A Winter Practice Of Intentionality

By Bonnie Brinkman and Darcy Jack - February 2016

Valentine’s Day in Cincinnati tends to be a cold day to celebrate love. Perhaps the winter chill gives us an opportunity to reflect on the warmth generated by giving and receiving love. There’s nothing cold about that.

With open minds and hearts, we find wisdom in some unusual places. For Clint Black, the country western singer, Love is not something that we feel; it’s something that we do. Many wisdom traditions tend to agree. So, it follows that we need to DO something to keep experiencing love.

Here’s something we can do that comes from Making Marriage Simple, by Harville Hendrix and Helen LaKelley Hunt. No need to bundle up and brave the last of winter’s chill.  The only materials needed are: a hot beverage, a laptop or paper and pen, and curiosity. Ready to go?

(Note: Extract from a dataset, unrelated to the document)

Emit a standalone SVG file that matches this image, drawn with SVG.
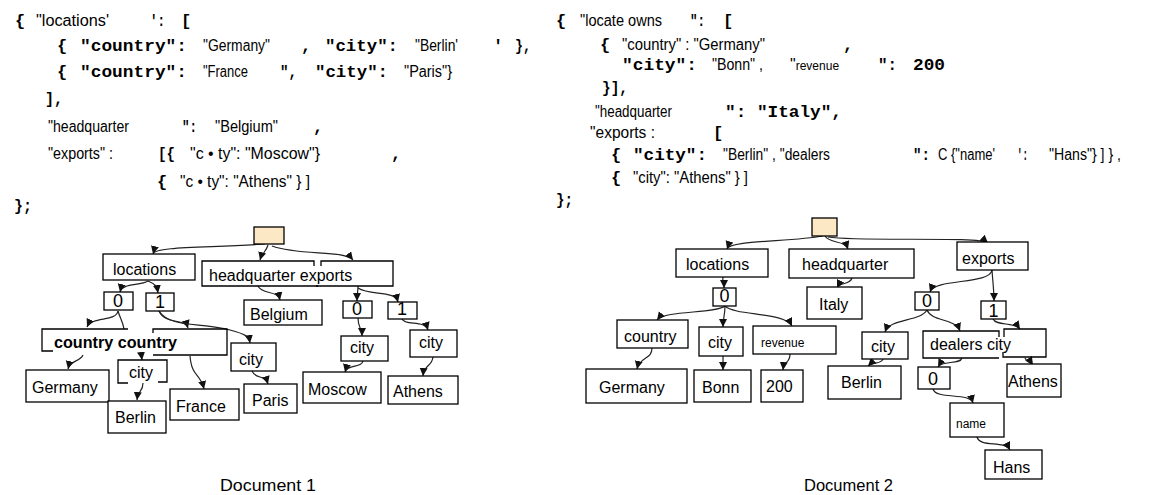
<svg xmlns="http://www.w3.org/2000/svg" width="1157" height="495" viewBox="0 0 1157 495">
<defs>
<marker id="ah" markerUnits="userSpaceOnUse" markerWidth="9" markerHeight="9" refX="8" refY="4" orient="auto">
<path d="M0,0 L8,4 L0,8 z" fill="#111"/>
</marker>
</defs>
<style>
.box{fill:#fff;stroke:#000;stroke-width:1.3}
.open{fill:none;stroke:#000;stroke-width:1.3}
.root{fill:#fce8c4;stroke:#000;stroke-width:1.3}
.lbl{font-family:"Liberation Sans",Arial,sans-serif;font-size:16px;fill:#000}
.num{font-family:"Liberation Sans",Arial,sans-serif;font-size:18px;fill:#000;text-anchor:middle}
.small{font-family:"Liberation Sans",Arial,sans-serif;font-size:12px;fill:#000}
.m{font-family:"Liberation Mono","Courier New",monospace;font-weight:bold;font-size:17px;fill:#000}
.s{font-family:"Liberation Sans",Arial,sans-serif;font-size:16px;fill:#000}
.conn{fill:none;stroke:#222;stroke-width:1.2;marker-end:url(#ah)}
.plain{fill:none;stroke:#222;stroke-width:1.2}
.cap{font-family:"Liberation Sans",Arial,sans-serif;font-size:16px;fill:#000}
</style>

<g id="code1">
<text class="m" x="15" y="26">{</text>
<text class="s" x="36" y="26" textLength="73" lengthAdjust="spacingAndGlyphs">"locations'</text>
<text class="m" x="150" y="26" textLength="15" lengthAdjust="spacingAndGlyphs">':</text>
<text class="m" x="181" y="26">[</text>
<text class="m" x="57" y="51">{</text>
<text class="m" x="80" y="51" textLength="107" lengthAdjust="spacingAndGlyphs">"country":</text>
<text class="s" x="203" y="51" textLength="67" lengthAdjust="spacingAndGlyphs">"Germany"</text>
<text class="m" x="301" y="51">,</text>
<text class="m" x="325" y="51" textLength="73" lengthAdjust="spacingAndGlyphs">"city":</text>
<text class="s" x="415" y="51" textLength="43" lengthAdjust="spacingAndGlyphs">"Berlin'</text>
<text class="m" x="493" y="51">'</text>
<text class="m" x="515" y="51" textLength="16" lengthAdjust="spacingAndGlyphs">},</text>
<text class="m" x="57" y="77">{</text>
<text class="m" x="80" y="77" textLength="107" lengthAdjust="spacingAndGlyphs">"country":</text>
<text class="s" x="203" y="77" textLength="45" lengthAdjust="spacingAndGlyphs">"France</text>
<text class="m" x="280" y="77" textLength="17" lengthAdjust="spacingAndGlyphs">",</text>
<text class="m" x="315" y="77" textLength="73" lengthAdjust="spacingAndGlyphs">"city":</text>
<text class="s" x="404" y="77" textLength="48" lengthAdjust="spacingAndGlyphs">"Paris"}</text>
<text class="m" x="45" y="104" textLength="18" lengthAdjust="spacingAndGlyphs">],</text>
<text class="s" x="48" y="132" textLength="81" lengthAdjust="spacingAndGlyphs">"headquarter</text>
<text class="m" x="182" y="132" textLength="15" lengthAdjust="spacingAndGlyphs">":</text>
<text class="s" x="215" y="132" textLength="63" lengthAdjust="spacingAndGlyphs">"Belgium"</text>
<text class="m" x="313" y="132">,</text>
<text class="s" x="48" y="159" textLength="65" lengthAdjust="spacingAndGlyphs">"exports" :</text>
<text class="m" x="158" y="159" textLength="17" lengthAdjust="spacingAndGlyphs">[{</text>
<text class="s" x="190" y="159" textLength="130" lengthAdjust="spacingAndGlyphs">"c • ty": "Moscow"}</text>
<text class="m" x="391" y="159">,</text>
<text class="m" x="157" y="187">{</text>
<text class="s" x="180" y="187" textLength="130" lengthAdjust="spacingAndGlyphs">"c • ty": "Athens" } ]</text>
<text class="m" x="14" y="211" textLength="18" lengthAdjust="spacingAndGlyphs">};</text>
</g>

<g id="code2">
<text class="m" x="556" y="26">{</text>
<text class="s" x="580" y="26" textLength="82" lengthAdjust="spacingAndGlyphs">"locate owns</text>
<text class="m" x="690" y="26" textLength="15" lengthAdjust="spacingAndGlyphs">":</text>
<text class="m" x="723" y="26">[</text>
<text class="m" x="600" y="50">{</text>
<text class="s" x="622" y="50" textLength="143" lengthAdjust="spacingAndGlyphs">"country" : "Germany"</text>
<text class="m" x="843" y="50">,</text>
<text class="m" x="622" y="70" textLength="75" lengthAdjust="spacingAndGlyphs">"city":</text>
<text class="s" x="712" y="70" textLength="51" lengthAdjust="spacingAndGlyphs">"Bonn" ,</text>
<text class="s" x="790" y="70">"<tspan font-size="12">revenue</tspan></text>
<text class="m" x="878" y="70" textLength="19" lengthAdjust="spacingAndGlyphs">":</text>
<text class="m" x="913" y="70" textLength="32" lengthAdjust="spacingAndGlyphs">200</text>
<text class="m" x="602" y="93" textLength="26" lengthAdjust="spacingAndGlyphs">}],</text>
<text class="s" x="595" y="117" textLength="77" lengthAdjust="spacingAndGlyphs">"headquarter</text>
<text class="m" x="725" y="117" textLength="117" lengthAdjust="spacingAndGlyphs">": "Italy",</text>
<text class="s" x="590" y="138" textLength="65" lengthAdjust="spacingAndGlyphs">"exports :</text>
<text class="m" x="713" y="138">[</text>
<text class="m" x="611" y="160">{</text>
<text class="m" x="633" y="160" textLength="74" lengthAdjust="spacingAndGlyphs">"city":</text>
<text class="s" x="723" y="160" textLength="107" lengthAdjust="spacingAndGlyphs">"Berlin" , "dealers</text>
<text class="m" x="913" y="160" textLength="17" lengthAdjust="spacingAndGlyphs">":</text>
<text class="s" x="938" y="160" textLength="57" lengthAdjust="spacingAndGlyphs">C {"name'</text>
<text class="m" x="1017" y="160" textLength="11" lengthAdjust="spacingAndGlyphs">':</text>
<text class="s" x="1049" y="160" textLength="72" lengthAdjust="spacingAndGlyphs">"Hans"} ] } ,</text>
<text class="m" x="611" y="183">{</text>
<text class="s" x="633" y="183" textLength="115" lengthAdjust="spacingAndGlyphs">"city": "Athens" } ]</text>
<text class="m" x="556" y="205" textLength="17" lengthAdjust="spacingAndGlyphs">};</text>
</g>

<g id="connectors">
<path class="conn" d="M265,244 C210,248 155,246 153,254"/>
<path class="conn" d="M268,245 C266,252 262,253 260,260"/>
<path class="conn" d="M272,246 C300,256 345,250 353,260"/>
<path class="conn" d="M148,281 C140,286 122,283 120,292"/>
<path class="conn" d="M148,281 C155,284 157,286 158,293"/>
<path class="conn" d="M258,286 C262,295 278,290 280,300"/>
<path class="conn" d="M358,286 C358,292 357,294 357,301"/>
<path class="conn" d="M358,288 C370,296 395,290 398,302"/>
<path class="conn" d="M118,311 C116,322 92,316 87,327"/>
<path class="plain" d="M118,311 C120,318 123,322 124,329"/>
<path class="conn" d="M159,311 C165,325 185,318 188,328"/>
<path class="conn" d="M159,311 C170,328 200,322 230,330 C245,334 249,336 250,343"/>
<path class="conn" d="M83,355 C80,362 70,360 68,369"/>
<path class="conn" d="M141,352 L142,360"/>
<path class="conn" d="M143,383 C143,392 138,390 137,400"/>
<path class="conn" d="M190,356 C192,378 200,372 204,389"/>
<path class="conn" d="M252,371 C256,380 265,374 268,384"/>
<path class="conn" d="M358,318 C358,328 362,328 362,336"/>
<path class="conn" d="M402,319 C405,326 425,320 428,330"/>
<path class="conn" d="M363,361 C362,368 347,364 345,372"/>
<path class="conn" d="M433,357 C432,367 424,364 423,376"/>

<path class="conn" d="M823,236 C790,242 730,240 727,249"/>
<path class="conn" d="M825,236 C830,244 845,240 848,249"/>
<path class="conn" d="M828,237 C860,242 980,236 988,243"/>
<path class="conn" d="M723,277 C722,282 724,283 724,288"/>
<path class="conn" d="M725,306 C715,314 665,310 657,320"/>
<path class="conn" d="M725,306 C725,315 723,318 723,327"/>
<path class="conn" d="M725,306 C735,316 785,312 792,326"/>
<path class="conn" d="M852,278 C850,285 840,282 837,288"/>
<path class="conn" d="M652,348 C652,360 640,356 637,369"/>
<path class="conn" d="M723,356 L723,370"/>
<path class="conn" d="M790,354 C790,364 784,360 783,370"/>
<path class="conn" d="M992,270 C990,285 935,278 930,292"/>
<path class="conn" d="M992,270 C993,285 994,290 994,301"/>
<path class="conn" d="M927,310 C920,322 890,318 885,332"/>
<path class="conn" d="M927,310 C932,322 955,318 960,331"/>
<path class="conn" d="M993,319 C996,326 1015,322 1020,329"/>
<path class="conn" d="M883,359 C882,364 872,362 868,366"/>
<path class="conn" d="M962,358 C960,365 942,360 938,367"/>
<path class="conn" d="M1025,358 C1027,363 1031,362 1033,365"/>
<path class="conn" d="M933,389 C936,400 970,392 973,403"/>
<path class="conn" d="M977,437 C980,448 1005,440 1010,450"/>
</g>

<g id="d1-root"><rect class="root" x="254" y="227" width="30" height="17"/></g>
<g id="d1-locations"><rect class="box" x="103" y="254" width="92" height="26"/><text class="lbl" x="113" y="275">locations</text></g>
<g id="d1-headquarter-exports">
<path class="open" d="M314,266 V261 H202 V286 H318"/>
<path class="open" d="M321,266 V261 H393 V286 H316"/>
<text class="lbl" x="209" y="281">headquarter exports</text>
</g>
<g id="d1-belgium"><rect class="box" x="244" y="300" width="78" height="25"/><text class="lbl" x="250" y="320">Belgium</text></g>
<g id="d1-loc0"><rect class="box" x="104" y="292" width="29" height="18"/><text class="num" x="118" y="307">0</text></g>
<g id="d1-loc1"><rect class="box" x="146" y="293" width="28" height="18"/><text class="num" x="160" y="308">1</text></g>
<g id="d1-country">
<path class="open" d="M128,329 H42 V351 H53"/>
<path class="open" d="M153,333 V329 H227 V355 H153"/>
<text class="lbl" x="54" y="348" font-weight="bold" textLength="123" lengthAdjust="spacingAndGlyphs">country country</text>
</g>
<g id="d1-city1"><path class="open" d="M128,383 H118 V360 H167 V382 H158"/><text class="lbl" x="129" y="378">city</text></g>
<g id="d1-city2"><rect class="box" x="231" y="343" width="45" height="28"/><text class="lbl" x="239" y="365">city</text></g>
<g id="d1-germany"><rect class="box" x="26" y="370" width="83" height="32"/><text class="lbl" x="32" y="393">Germany</text></g>
<g id="d1-berlin"><rect class="box" x="108" y="401" width="58" height="32"/><text class="lbl" x="115" y="423">Berlin</text></g>
<g id="d1-france"><rect class="box" x="170" y="389" width="69" height="31"/><text class="lbl" x="176" y="412">France</text></g>
<g id="d1-paris"><rect class="box" x="244" y="384" width="53" height="29"/><text class="lbl" x="252" y="406">Paris</text></g>
<g id="d1-exp0"><rect class="box" x="343" y="301" width="29" height="17"/><text class="num" x="357" y="315">0</text></g>
<g id="d1-exp1"><rect class="box" x="388" y="302" width="29" height="17"/><text class="num" x="402" y="315">1</text></g>
<g id="d1-city3"><rect class="box" x="341" y="336" width="47" height="25"/><text class="lbl" x="350" y="353">city</text></g>
<g id="d1-city4"><rect class="box" x="410" y="330" width="47" height="27"/><text class="lbl" x="419" y="348">city</text></g>
<g id="d1-moscow"><rect class="box" x="303" y="372" width="78" height="31"/><text class="lbl" x="308" y="395">Moscow</text></g>
<g id="d1-athens"><rect class="box" x="388" y="376" width="70" height="28"/><text class="lbl" x="393" y="397">Athens</text></g>
<g id="d1-caption"><text class="cap" x="220" y="491" textLength="96" lengthAdjust="spacingAndGlyphs">Document 1</text></g>

<g id="d2-root"><rect class="root" x="812" y="218" width="25" height="18"/></g>
<g id="d2-locations"><rect class="box" x="676" y="249" width="92" height="28"/><text class="lbl" x="686" y="270">locations</text></g>
<g id="d2-headquarter"><rect class="box" x="789" y="249" width="125" height="29"/><text class="lbl" x="802" y="270">headquarter</text></g>
<g id="d2-exports"><rect class="box" x="957" y="242" width="71" height="28"/><text class="lbl" x="962" y="264">exports</text></g>
<g id="d2-loc0"><rect class="box" x="713" y="288" width="23" height="18"/><text class="num" x="724.5" y="302">0</text></g>
<g id="d2-italy"><rect class="box" x="807" y="287" width="55" height="32"/><text class="lbl" x="819" y="310">Italy</text></g>
<g id="d2-exp0"><rect class="box" x="915" y="292" width="24" height="18"/><text class="num" x="927" y="307">0</text></g>
<g id="d2-exp1"><rect class="box" x="981" y="301" width="25" height="18"/><text class="num" x="993.5" y="317">1</text></g>
<g id="d2-country"><rect class="box" x="617" y="320" width="71" height="28"/><text class="lbl" x="624" y="342">country</text></g>
<g id="d2-city"><rect class="box" x="699" y="327" width="44" height="29"/><text class="lbl" x="708" y="348">city</text></g>
<g id="d2-revenue"><rect class="box" x="753" y="326" width="83" height="28"/><text class="small" x="761" y="347">revenue</text></g>
<g id="d2-city2"><rect class="box" x="862" y="332" width="46" height="27"/><text class="lbl" x="871" y="352">city</text></g>
<g id="d2-dealers-city">
<path class="open" d="M999,337 V331 H923 V358 H999"/>
<path class="open" d="M1004,337 V329 H1046 V357 H1003 V352"/>
<text class="lbl" x="930" y="350">dealers city</text>
</g>
<g id="d2-germany"><rect class="box" x="586" y="369" width="101" height="34"/><text class="lbl" x="599" y="393">Germany</text></g>
<g id="d2-bonn"><rect class="box" x="694" y="370" width="57" height="32"/><text class="lbl" x="702" y="393">Bonn</text></g>
<g id="d2-200"><rect class="box" x="761" y="370" width="42" height="32"/><text class="lbl" x="766" y="392" font-size="19">200</text></g>
<g id="d2-berlin"><rect class="box" x="828" y="366" width="73" height="33"/><text class="lbl" x="841" y="388">Berlin</text></g>
<g id="d2-deal0"><rect class="box" x="918" y="367" width="32" height="22"/><text class="num" x="933" y="385">0</text></g>
<g id="d2-athens"><rect class="box" x="1007" y="364" width="54" height="33"/><text class="lbl" x="1008" y="387">Athens</text></g>
<g id="d2-name"><rect class="box" x="950" y="403" width="54" height="34"/><text class="small" x="956" y="428">name</text></g>
<g id="d2-hans"><rect class="box" x="985" y="450" width="57" height="29"/><text class="lbl" x="993" y="473">Hans</text></g>
<g id="d2-caption"><text class="cap" x="804" y="491" textLength="89" lengthAdjust="spacingAndGlyphs">Document 2</text></g>
</svg>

Pick a person you love and cherish.

Give them the following guidelines to write individual sentences about you:

      1)   Start each sentence with the words “I feel loved and cared about when you…”
      2)   Use only words that are stated in the positive
      3)   Write the sentence in the present tense    
      4)   Pick topics that have nothing to do with any frustrations they have about you e.g.       
            “…when you finally pick up your clothes” (!) Don’t go there.
      5)   Choose behaviors that are specific and repeatable

A few examples:

  • I feel loved and cared about when you bring me coffee in the morning
  • I feel loved and cared about when you call my mom just to talk
  • I feel loved and cared about when you brag about me in front of others
  • I feel loved and cared about when you plan special time for the two of us

When they’re finished, ask them to give it to you.  For double benefit, do the same for them. Intentionally doing the behaviors on our lists sends the message, “I see you, and what you like is important to me.”  

It is not uncommon for us to demonstrate our caring in a way that we would like. So we hit the bulls-eye when we give behaviors that are specifically identified by the other person.  Many of us didn’t get this type of respectful loving as kids, so when we do, we also experience emotional healing, and the relationship deepens.

As is often the case, children embrace this powerful, yet simple activity with gusto. Ask your children what you do that makes them feel especially loved and cared about. Write their list as you listen. Then set an intention to do these behaviors often.

One four year old answered his father’s inquiry with the following rapid-fire response:

            I like it when you make Mickey Mouse pancakes ask me to help you fix stuff
            wake me up in the morning singing and when you read to me before I go to

See what it feels like to be more intentionally loving, and intentionally loved. You will find that your on-purpose loving and caring behaviors will warm your relationships, even during these cold months.